Ms Makarova has guested in the world's top ballet companies: the Paris Opera Ballet, National Ballet of Canada, Stuttgart Ballet, Royal danish Ballet, London Festival Ballet, La Scala Ballet Theatre, Béjart's Ballet of the 20th Century, Roland Petit's Ballets de Marseille. This way she added to her repertoire leading roles in ballets such as: La fille mal gardée, La Sylphide, Don Quixote, Coppelia, La Bayadère, Raymonda, The Firebird, as well as Onegin and Romeo and Juliet (John Cranko's versions) and pieces by Roland Petit: Notre-Dame de Paris, Carmen, Proust (Les Intermittences du coeur), The Young Man and Death.
Renowned choreographers have created pieces especially for the great ballerina. Among these are: Other Dances by Jerome Robbins, Le Rossignol by Frederick Ashton, Epilogue and Le Désir by John Neumeier, Contredances by Glen Tetley, Blue Angel by Roland Petit, Mephisto Valse by Maurice Béjart, and The Miraculous Mandarin by Ulf Gadd.
In 1974 Natalia Makarova began working as a ballet mistress. She staged Kingdom of the Shades from Marius Petipa's La Bayadère with the American Ballet Theatre. In 1980 she put on the full ballet with the ABT, which became the first company in the West to show the work in full. She then went on to stage La Bayadère with many renowned companies, either in full (Royal Ballet in London, Swedish Royal Ballet, La Scala Ballet Theatre, Ballet of Australia, National Finnish Ballet, Hamburg Ballet, and ballets of the Teatro Colón in Buenos Aires, Teatro Municipal in Rio de Janeiro and Santiago de Chile) or focusing on Kingdom of the Shades (National Ballet of Canada, the English National Ballet, and San Francisco Ballet).

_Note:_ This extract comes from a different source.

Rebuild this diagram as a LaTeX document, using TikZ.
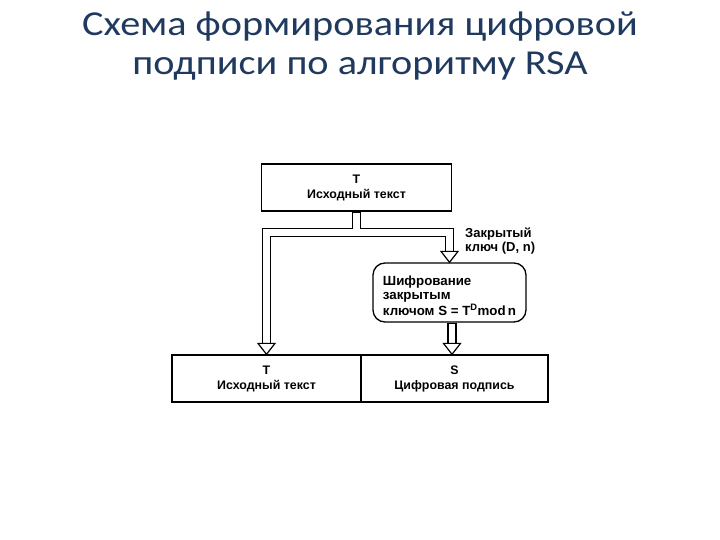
\documentclass[tikz,border=0pt]{standalone}
\usepackage{fontspec}
\setmainfont{Liberation Sans}
\newfontfamily\titlefont{Carlito}
\usetikzlibrary{calc}
\definecolor{titleblue}{HTML}{1F3A5E}
\newcommand\ahead[1]{\draw[line width=1.2pt, fill=white, line join=miter] ($(#1)+(-8.5,-11)$) -- (#1) -- ($(#1)+(8.5,-11)$) -- cycle;}
\begin{document}
\begin{tikzpicture}[x=1pt,y=-1pt,
  txt/.style={font=\fontsize{12.4}{15}\selectfont\bfseries},
  box/.style={draw, line width=1.3pt, minimum height=47pt, inner sep=0pt, align=center, txt},
  rbox/.style={draw, line width=1.3pt, rounded corners=12pt, minimum width=153pt, minimum height=59pt, inner sep=0pt, align=left, font=\fontsize{13.3}{14.6}\selectfont\bfseries},
  title/.style={text=titleblue, anchor=base, inner sep=0pt, font=\titlefont\fontsize{35}{39}\selectfont},
  shaftout/.style={line width=9.2pt, line join=miter},
  shaftin/.style={white, line width=6.8pt, line join=miter}]
\useasboundingbox (0,0) rectangle (720,540);
\node[title] (ttl1) at (360,36) {\scalebox{1.15}[1]{Схема формирования цифровой}};
\node[title] (ttl2) at (360,75) {\scalebox{1.15}[1]{подписи по алгоритму RSA}};
\node[box, minimum width=190pt] (top) at (356.5,187.5) {T\\Исходный текст};
\node[rbox] (enc) at (449.5,292.5) {\raisebox{-5pt}[\height][\depth]{\begin{tabular}{@{}l@{}}Шифрование\\закрытым\\ключом S = T\textsuperscript{D}mod\,n\end{tabular}}};
\node[box, minimum width=189pt] (bl) at (266.5,378.5) {T\\Исходный текст};
\node[box, minimum width=187pt] (br) at (454.5,378.5) {S\\Цифровая подпись};
\node[anchor=north west, align=left, inner sep=0pt, font=\fontsize{13}{14}\selectfont\bfseries] (key) at (465,228) {Закрытый\\ключ (D, n)};
\coordinate (j) at ($(top.south)+(0,20.5)$);
\coordinate (ab1) at ($(bl.north)+(0,-11)$);
\coordinate (ab2) at ($(enc.north)+(0,-11)$);
\coordinate (s3) at ($(enc.south)+(2.5,0)$);
\coordinate (ab3) at ($(br.north -| s3)+(0,-11)$);
\coordinate (t3) at ($(br.north -| s3)$);
\draw[shaftout] (top.south) -- (j) -| (ab1);
\draw[shaftout] (j) -| (ab2);
\draw[shaftout] (s3) -- (ab3);
\draw[shaftin] ($(top.south)+(0,1.5)$) -- (j) -| (ab1);
\draw[shaftin] (j) -| (ab2);
\draw[shaftin] ($(s3)+(0,1.5)$) -- (ab3);
\ahead{bl.north}
\ahead{enc.north}
\ahead{t3}
\end{tikzpicture}
\end{document}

She also produced and staged other canonical ballet pieces, including Swan Lake (London Festival Ballet, Teatro Municipal in Rio de Janeiro), Paquity (American Ballet Theatre, National Ballet of Canada, Korea National Ballet, Makarova & Company, San Francisco Ballet), Giselle (Royal Swedish Ballet), and Sleeping Beauty (Royal Ballet, London).
She has worked for film, TV, and musical theatre. She appeared in film adaptations of Swan Lake, Giselle, Romeo and Juliet, and La Bayadère. She stared in BBC's Ballerina Assoluta and The Leningrad Legend, Channel 4's In a Class of Her Own, and Thames Television's Natasha. She wrote and hosted a documentary titled St. Petersburg to Tashkent, broadcast internationally as part of the BBC's popular series Great Railway Journeys. She starred on Broadway in the musical comedy On Your Toes, winning the Tony Award for the Best Actress in a Musical and a few other American theatre prizes. She also presented the musical on London's West End, winning the Laurence Olivier Award.
In August 1988 Natalia Makarova reunited with her original Leningrad company in London, joining them ostage to perform a fragment of Swan Lake. A few months later, having spent 19 years away abroad, she was invited to her home country as the first of the famous dancing emigrants. On 1 February 1989 she re-appeared on the stage of the Kirov Theatre. The event was showed in the BBC's documentary Makarova Returns.
In 1991 the artist performed in her first dramatic play, Tovarich. The piece debuted at the Chichester Festival, then moved to the West End. In 1992 she returned to Russia once again to star in Two For the Seesaw in Moscow and St. Petersburg. In 1997 she went back to Chichester to play in Bernard Shaw's Misalliance. In 1999 she appeared at the Charleston Festival in Wooing in Absence after letters of Lydia Lopokova and her husband John Maynard Keynes, and later presented the show at Tate Gallery (2000) and Lincoln Centre (2001). Her last dramatic role was Elvira in Noël Coward's Blithe Spirit in London.